I would like to generate a random file of size 2MB which consists only of 0's and 1's in either Linux/Windows for one of my projects. I tried this command in Linux:
$ time dd if=/dev/urandom of=/dev/null bs=1M count=2
but urandom only takes random data from the kernel and just copies to the file which is not what I need.

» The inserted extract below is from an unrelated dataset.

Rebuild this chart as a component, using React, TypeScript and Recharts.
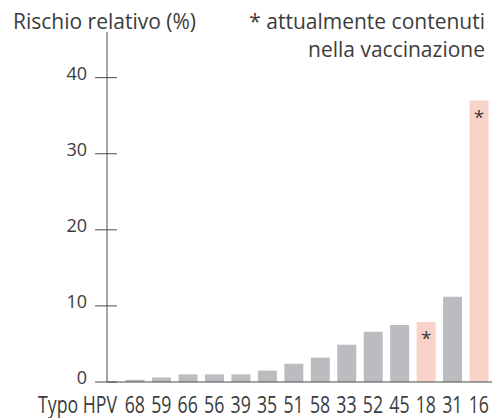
import { Bar, BarChart, Cell, LabelList, XAxis, YAxis } from "recharts";

const hpvTypes = ["68", "59", "66", "56", "39", "35", "51", "58", "33", "52", "45", "18", "31", "16"];
const relativeRisk = [0.3, 0.6, 1.0, 1.0, 1.0, 1.5, 2.4, 3.2, 4.9, 6.6, 7.5, 7.9, 11.2, 37.0];
const inVaccine = [false, false, false, false, false, false, false, false, false, false, false, true, false, true];
const yTicks = [0, 10, 20, 30, 40];

const chartTheme = {
  text: "#3c3c3c",
  axis: "#4a4a4a",
  bar: "#bbbcc0",
  barVaccine: "#f9d3c9",
  font: "'Open Sans', 'Noto Sans', sans-serif",
  narrowScale: 0.77,
} as const;

const data = hpvTypes.map((type, i) => ({
  type,
  risk: relativeRisk[i],
  vaccine: inVaccine[i],
  mark: inVaccine[i] ? "*" : "",
}));

function YTick({ x, y, payload }: any) {
  return (
    <g>
      <line x1={x - 12} x2={x + 10} y1={y} y2={y} stroke={chartTheme.axis} strokeWidth={1} />
      <text
        x={x - 20}
        y={y + 2}
        textAnchor="end"
        fill={chartTheme.text}
        fontSize={18}
        fontFamily={chartTheme.font}
      >
        {payload.value}
      </text>
    </g>
  );
}

function XTick({ x, y, payload }: any) {
  return (
    <text
      transform={`translate(${x}, ${y + 31}) scale(${chartTheme.narrowScale}, 1)`}
      textAnchor="middle"
      fill={chartTheme.text}
      fontSize={23}
      fontFamily={chartTheme.font}
    >
      {payload.value}
    </text>
  );
}

const textStyle = {
  position: "absolute" as const,
  fontFamily: chartTheme.font,
  color: chartTheme.text,
  whiteSpace: "nowrap" as const,
  lineHeight: "28px",
};

export default function App() {
  return (
    <div style={{ position: "absolute", left: 0, top: 0, width: 492, height: 418, background: "#fff" }}>
      <BarChart
        width={492}
        height={418}
        data={data}
        margin={{ top: 32, right: 0, bottom: 0, left: 0 }}
        barSize={19}
      >
        <YAxis
          type="number"
          domain={[0, 46]}
          ticks={yTicks}
          width={107}
          tickSize={0}
          tickMargin={0}
          tick={<YTick />}
          axisLine={{ stroke: chartTheme.axis }}
          tickLine={false}
          interval={0}
        />
        <XAxis
          dataKey="type"
          height={36}
          padding={{ left: 14.6, right: 0 }}
          tickLine={false}
          tickSize={0}
          tickMargin={0}
          interval={0}
          axisLine={{ stroke: chartTheme.axis }}
          tick={<XTick />}
        />
        <Bar dataKey="risk" isAnimationActive={false}>
          {data.map((d) => (
            <Cell key={`cell-${d.type}`} fill={d.vaccine ? chartTheme.barVaccine : chartTheme.bar} />
          ))}
          <LabelList
            dataKey="mark"
            position="insideTop"
            offset={10}
            fill={chartTheme.text}
            fontSize={19}
            fontFamily={chartTheme.font}
          />
        </Bar>
      </BarChart>
      <div style={{ ...textStyle, left: 13, top: 7, fontSize: 21 }}>Rischio relativo (%)</div>
      <div style={{ ...textStyle, right: 7, top: 7, fontSize: 21, textAlign: "right" }}>
        * attualmente contenuti
        <br />
        nella vaccinazione
      </div>
      <div
        style={{
          ...textStyle,
          left: 38,
          top: 390,
          fontSize: 23,
          transform: `scaleX(${chartTheme.narrowScale})`,
          transformOrigin: "left top",
        }}
      >
        Typo HPV
      </div>
    </div>
  );
}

Any ideas regarding this?
EDIT: All these solutions are pretty bad in practice. tripleee's proposal (pipe the output of /dev/urandom to
perl -0777 -ne 'print unpack("b*")'
) in questions' comments is much better.
Do you need something fast ? Otherwise you can try that (took ~2mn for me):
$ time (for i in `seq 1 $((2*1024*1024))`;
do echo -n $(($RANDOM%2)); done > random.txt)

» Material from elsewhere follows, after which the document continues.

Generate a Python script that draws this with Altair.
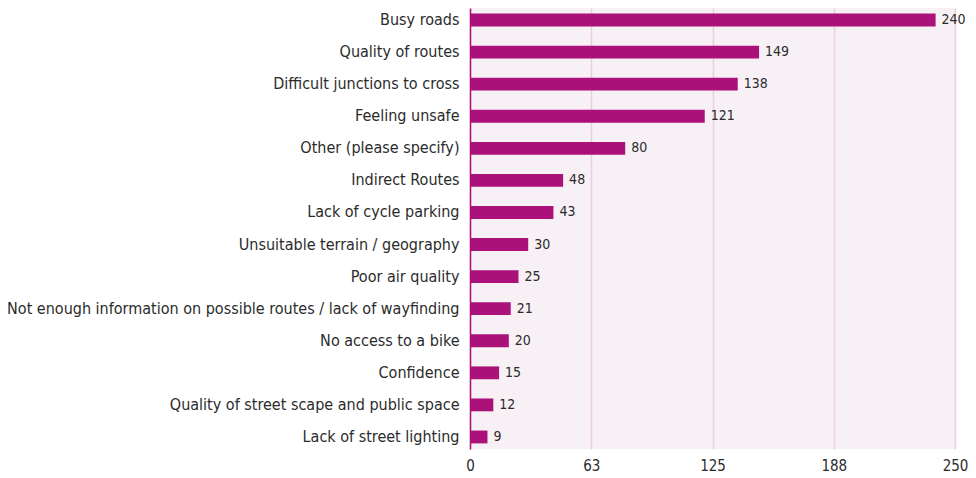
import altair as alt
import pandas as pd

categories = [
    "Busy roads",
    "Quality of routes",
    "Difficult junctions to cross",
    "Feeling unsafe",
    "Other (please specify)",
    "Indirect Routes",
    "Lack of cycle parking",
    "Unsuitable terrain / geography",
    "Poor air quality",
    "Not enough information on possible routes / lack of wayfinding",
    "No access to a bike",
    "Confidence",
    "Quality of street scape and public space",
    "Lack of street lighting",
]
values = [240, 149, 138, 121, 80, 48, 43, 30, 25, 21, 20, 15, 12, 9]
tick_values = [0, 62.5, 125, 187.5, 250]

df = pd.DataFrame({"category": categories, "value": values})

FONT = "'DejaVu Sans Condensed', Roboto, sans-serif"
BAR = "#AA1179"
TEXT = "#2b2b2b"

x = alt.X(
    "value:Q",
    scale=alt.Scale(domain=[0, 250], nice=False, zero=True),
    axis=alt.Axis(
        values=tick_values,
        format=".0f",
        title=None,
        domain=False,
        ticks=False,
        grid=True,
        gridColor="#EACFE3",
        gridWidth=1.5,
        labelFont=FONT,
        labelFontSize=15,
        labelColor=TEXT,
        labelPadding=9,
        labelFlush=False,
    ),
)
y = alt.Y(
    "category:N",
    sort=categories,
    scale=alt.Scale(paddingInner=0.6, paddingOuter=0.175),
    axis=alt.Axis(
        title=None,
        domain=True,
        domainColor=BAR,
        domainWidth=1.5,
        ticks=False,
        grid=False,
        labelFont=FONT,
        labelFontSize=16,
        labelColor=TEXT,
        labelPadding=11,
        labelLimit=0,
    ),
)

bars = alt.Chart(df).mark_bar(color=BAR).encode(x=x, y=y)
labels = alt.Chart(df).mark_text(
    align="left", baseline="middle", dx=6, font=FONT, fontSize=14, color=TEXT
).encode(x="value:Q", y=alt.Y("category:N", sort=categories), text="value:Q")

chart = (
    alt.layer(bars, labels)
    .properties(
        width=485,
        height=441,
        autosize=alt.AutoSizeParams(type="none"),
        padding={"left": 462, "top": 0, "right": 13, "bottom": 30},
        background="white",
    )
    .configure_view(fill="#F7F0F5", stroke=None)
)

chart.save("out.html", embed_options={"renderer": "svg", "actions": False})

You can make it faster by calling $RANDOM less, for example:
$ time (i=$((2*1024*1024)); a=0; while [ $i -gt 0 ]; do if [ $a -lt 2 ]; then
a=$RANDOM; fi; echo -n "$(($a%2))"; let a=$a/2; let i=$i-1; done > random.txt)

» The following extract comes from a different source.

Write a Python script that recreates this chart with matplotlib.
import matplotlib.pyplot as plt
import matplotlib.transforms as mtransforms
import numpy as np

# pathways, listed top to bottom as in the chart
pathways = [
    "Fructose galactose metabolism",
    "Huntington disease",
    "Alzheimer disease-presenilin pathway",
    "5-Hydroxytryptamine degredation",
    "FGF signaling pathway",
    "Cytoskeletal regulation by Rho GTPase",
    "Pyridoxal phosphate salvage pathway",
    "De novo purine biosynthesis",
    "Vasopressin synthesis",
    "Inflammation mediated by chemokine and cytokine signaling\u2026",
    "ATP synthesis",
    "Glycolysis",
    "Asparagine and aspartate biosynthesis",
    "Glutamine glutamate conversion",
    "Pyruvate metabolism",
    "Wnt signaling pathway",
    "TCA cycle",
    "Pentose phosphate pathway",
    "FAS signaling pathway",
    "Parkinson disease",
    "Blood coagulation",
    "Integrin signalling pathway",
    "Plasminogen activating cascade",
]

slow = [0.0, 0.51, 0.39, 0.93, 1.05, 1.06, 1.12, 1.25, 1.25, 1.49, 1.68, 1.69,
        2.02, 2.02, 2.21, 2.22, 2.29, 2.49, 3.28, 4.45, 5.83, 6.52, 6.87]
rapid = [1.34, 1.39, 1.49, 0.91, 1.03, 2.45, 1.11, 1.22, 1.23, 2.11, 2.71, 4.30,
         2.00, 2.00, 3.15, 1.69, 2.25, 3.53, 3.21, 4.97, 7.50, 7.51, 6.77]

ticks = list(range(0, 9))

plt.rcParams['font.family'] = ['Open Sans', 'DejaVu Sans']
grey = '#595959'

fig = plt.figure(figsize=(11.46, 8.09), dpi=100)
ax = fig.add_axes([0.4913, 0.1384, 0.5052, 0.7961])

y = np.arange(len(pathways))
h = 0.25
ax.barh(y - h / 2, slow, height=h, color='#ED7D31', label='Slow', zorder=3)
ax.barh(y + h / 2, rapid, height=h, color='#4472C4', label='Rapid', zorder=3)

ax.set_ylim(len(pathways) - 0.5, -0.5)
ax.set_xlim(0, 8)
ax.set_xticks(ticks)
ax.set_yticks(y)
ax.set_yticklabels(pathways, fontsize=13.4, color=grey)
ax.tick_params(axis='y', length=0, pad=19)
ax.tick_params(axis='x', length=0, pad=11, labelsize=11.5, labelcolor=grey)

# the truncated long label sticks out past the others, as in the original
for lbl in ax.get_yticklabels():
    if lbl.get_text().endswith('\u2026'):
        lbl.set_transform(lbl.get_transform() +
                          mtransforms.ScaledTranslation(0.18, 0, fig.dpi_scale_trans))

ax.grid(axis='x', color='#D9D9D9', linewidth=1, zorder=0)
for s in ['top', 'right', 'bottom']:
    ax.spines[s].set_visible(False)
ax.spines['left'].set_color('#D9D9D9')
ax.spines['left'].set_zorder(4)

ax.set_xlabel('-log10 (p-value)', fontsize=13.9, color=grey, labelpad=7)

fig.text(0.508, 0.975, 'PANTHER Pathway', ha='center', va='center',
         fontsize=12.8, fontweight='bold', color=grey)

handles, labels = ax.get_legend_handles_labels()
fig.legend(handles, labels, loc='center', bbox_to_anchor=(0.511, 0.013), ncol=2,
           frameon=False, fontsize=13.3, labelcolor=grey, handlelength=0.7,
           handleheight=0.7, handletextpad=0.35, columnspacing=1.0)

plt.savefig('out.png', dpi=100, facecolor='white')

It's nearly 4 times faster in my case. What it does is that it extracts right bit of the number until there's no more 1 in the number. It may therefore slightly be biaised toward 1.
However, if you want a fast solution, you should clearly not use a shell scripting language. You can do it easily in python (this takes ~2 seconds in my case):
$ time (python -c "import random; print(''.join('{0}'.format(n) for n in
random.sample([0,1]*16*1024*1024, 2*1024*1024)));" > random.txt)
Here I'm randomly sampling a big list of 0 and 1. However, I'm not sure of the effect of sampling on the quality of the randomness. If the list is huge compared to the sample, I think it should provide a good quality result but here it's only 8 times bigger so it probably has a measurable impact.
Note that randomness is not as easy as it may seem. The output of the solutions I propose here don't all have the same properties and verifying which one it has is often complex. You may want to trade performance for 'better' randomness, in which case this version in python may be better (~6 seconds in my case):
$ time (python -c "from __future__ import print_function; import random;
[print(random.randint(0,1), end='') for i in range(0, 2*1024*1024)];" > random.txt)
Here, random.randint should provide an evenly distributed result.